Vendor Access: The Hidden Risk
When manufacturers grant remote access to service providers, software vendors, and supply chain partners, they open privileged doors to their digital infrastructure. In LA, the biggest breaches this year were frequently traced back to a handful of high-risk vendor behaviors:
- Excessive and unchecked access privileges: Factories often allowed vendors full administrative or unrestricted access to networks or devices, lacking segmentation or role-based controls. According to the Ponemon Report, 35% of manufacturing breaches nationwide in 2025 directly stemmed from these kinds of “open gate” permissions.
- No security vetting or periodic review: More than half of LA manufacturers failed to assess the cybersecurity posture of vendors before granting network access—a practice that commonly invited outdated, weak, or vulnerable software and devices into critical environments.
- Poor visibility into vendor network access: Alarmingly, 43% had no comprehensive inventory of which vendors (and what accounts) had ongoing access, meaning “forgotten” or lingering connections were left open for months or years.
- Insecure remote access tools: Many breaches exploited unpatched remote desktop utilities, exposed IoT devices with public IPs, or poorly configured VPNs, leading to direct compromise of sensitive operational systems.
- Lack of privileged-access management: Without enforcing least privilege, some vendors could perform unauthorized actions—modifying configurations, deploying malware, or exfiltrating data unnoticed.
Real-World LA Incidents
Recent public breach disclosures highlight how these practices played out:
- Los Angeles Cold Storage was breached in February 2025 via ransomware, with reports citing vulnerabilities linked to remote third-party access. The incident highlighted how poorly managed remote connectivity exposed payroll and operational data to threat actors.
- Sector-wide, breaches associated with supply chain platforms like MOVEit, cloud CRM providers, and industrial automation software left dozens of local manufacturers exposed when vendors failed to patch critical flaws or restrict network entry.
Lessons for LA Manufacturers
What can businesses learn?
- Vetting and monitoring: Consistently vet vendor security before on-boarding and require regular, documented reviews of every connected partner’s posture.
- Inventory and segmentation: Maintain detailed inventories of vendor access and segment network permissions—limiting third-party vendors strictly to what’s necessary.

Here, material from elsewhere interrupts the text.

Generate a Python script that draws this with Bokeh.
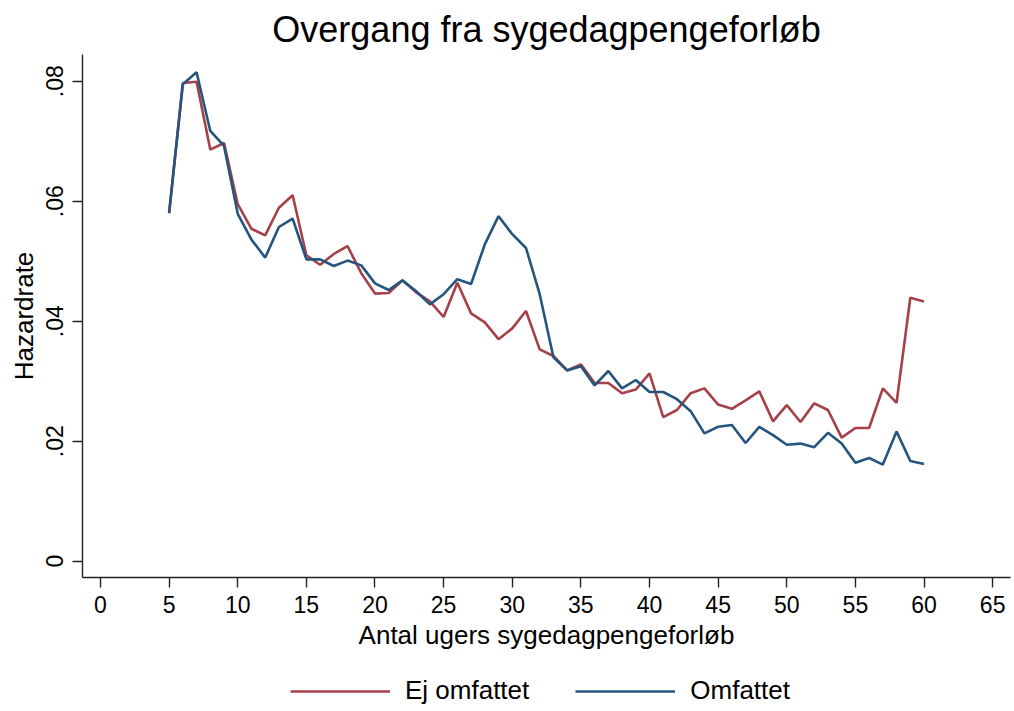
from bokeh.plotting import figure
from bokeh.layouts import column
from bokeh.models import Legend, LegendItem, FixedTicker, Range1d, CustomJSTickFormatter
from bokeh.embed import file_html
from bokeh.resources import INLINE

weeks = list(range(5, 61))
ej_omfattet = [0.0580, 0.0797, 0.0799, 0.0686, 0.0697, 0.0595, 0.0554, 0.0543, 0.0589, 0.0610,
               0.0510, 0.0494, 0.0512, 0.0525, 0.0480, 0.0446, 0.0447, 0.0468, 0.0448, 0.0433,
               0.0407, 0.0464, 0.0413, 0.0398, 0.0370, 0.0388, 0.0417, 0.0353, 0.0342, 0.0318,
               0.0328, 0.0297, 0.0297, 0.0280, 0.0286, 0.0313, 0.0240, 0.0252, 0.0280, 0.0288,
               0.0261, 0.0254, 0.0268, 0.0283, 0.0233, 0.0260, 0.0232, 0.0263, 0.0252, 0.0206,
               0.0222, 0.0222, 0.0288, 0.0264, 0.0439, 0.0433]
omfattet = [0.0580, 0.0795, 0.0815, 0.0717, 0.0692, 0.0579, 0.0536, 0.0506, 0.0557, 0.0571,
            0.0503, 0.0503, 0.0492, 0.0501, 0.0493, 0.0463, 0.0452, 0.0468, 0.0450, 0.0428,
            0.0445, 0.0470, 0.0462, 0.0528, 0.0575, 0.0545, 0.0522, 0.0445, 0.0340, 0.0318,
            0.0325, 0.0293, 0.0317, 0.0288, 0.0302, 0.0282, 0.0282, 0.0270, 0.0250, 0.0213,
            0.0224, 0.0227, 0.0197, 0.0224, 0.0210, 0.0194, 0.0196, 0.0190, 0.0214, 0.0196,
            0.0164, 0.0172, 0.0161, 0.0216, 0.0167, 0.0162]
series_names = ["Ej omfattet", "Omfattet"]
x_ticks = list(range(0, 70, 5))
y_ticks = [0, 0.02, 0.04, 0.06, 0.08]

FONT = "Liberation Sans"
RED = "#a6414a"
BLUE = "#25557d"

p = figure(width=1012, height=655, x_range=Range1d(-1.31, 66.3), y_range=Range1d(-0.00272, 0.08445),
           output_backend="svg", toolbar_location=None,
           min_border_left=82, min_border_right=2, min_border_top=54, min_border_bottom=78,
           title="Overgang fra sygedagpengeforløb")
p.title.text_font = FONT
p.title.text_font_size = "36px"
p.title.text_font_style = "normal"
p.title.align = "center"
p.title.text_color = "black"
p.outline_line_color = None
p.xgrid.visible = False
p.ygrid.visible = False

p.line(weeks, ej_omfattet, line_color=RED, line_width=2.6)
p.line(weeks, omfattet, line_color=BLUE, line_width=2.6)

for ax in (p.xaxis, p.yaxis):
    ax.axis_line_color = "#222222"
    ax.axis_line_width = 1.4
    ax.major_tick_line_color = "#222222"
    ax.major_tick_line_width = 1.4
    ax.major_tick_out = 10
    ax.major_tick_in = 0
    ax.minor_tick_line_color = None
    ax.major_label_text_font = FONT
    ax.major_label_text_font_size = "23px"
    ax.major_label_text_color = "black"
    ax.axis_label_text_font = FONT
    ax.axis_label_text_font_size = "26px"
    ax.axis_label_text_font_style = "normal"
    ax.axis_label_text_color = "black"

p.xaxis.ticker = FixedTicker(ticks=x_ticks)
p.xaxis.axis_label = "Antal ugers sygedagpengeforløb"
p.xaxis.major_label_standoff = 8
p.xaxis.axis_label_standoff = 4

p.yaxis.ticker = FixedTicker(ticks=y_ticks)
p.yaxis.formatter = CustomJSTickFormatter(code="return tick == 0 ? '0' : tick.toFixed(2).replace(/^0/, '');")
p.yaxis.major_label_orientation = "vertical"
p.yaxis.axis_label = "Hazardrate"
p.yaxis.major_label_standoff = 9
p.yaxis.axis_label_standoff = 5

# legend strip below the chart (key lines lie outside this strip's visible range)
lg = figure(width=1012, height=55, x_range=Range1d(-2, -1), y_range=Range1d(0, 1),
            output_backend="svg", toolbar_location=None,
            min_border_left=0, min_border_right=0, min_border_top=0, min_border_bottom=0)
lg.axis.visible = False
lg.xgrid.visible = False
lg.ygrid.visible = False
lg.outline_line_color = None
k1 = lg.line(weeks, ej_omfattet, line_color=RED, line_width=2.6)
k2 = lg.line(weeks, omfattet, line_color=BLUE, line_width=2.6)
legend = Legend(items=[LegendItem(label=series_names[0], renderers=[k1]),
                       LegendItem(label=series_names[1], renderers=[k2])],
                orientation="horizontal", location=(208, 4),
                glyph_width=100, glyph_height=26, label_standoff=15, spacing=46,
                label_text_font=FONT, label_text_font_size="26px", label_text_color="black",
                border_line_color=None, background_fill_alpha=0, padding=0, margin=0)
lg.add_layout(legend, "center")

layout = column(p, lg, spacing=0)
open("out.html", "w").write(file_html(layout, INLINE))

- Update and secure remote access: Replace outdated remote access tools, enforce multi-factor authentication, and close public-facing network holes for industrial/internet-connected devices.
Building a Safer Supply Chain
For Los Angeles manufacturers, mitigating supply chain cyber risk means being relentless about vendor security—treating every third-party connection as a potential attack vector. It’s not just about protecting data; it’s about safeguarding production continuity, job security, and the region’s economic backbone. The future of LA’s manufacturing security depends on closing the gaps in vendor access—before attackers find them first.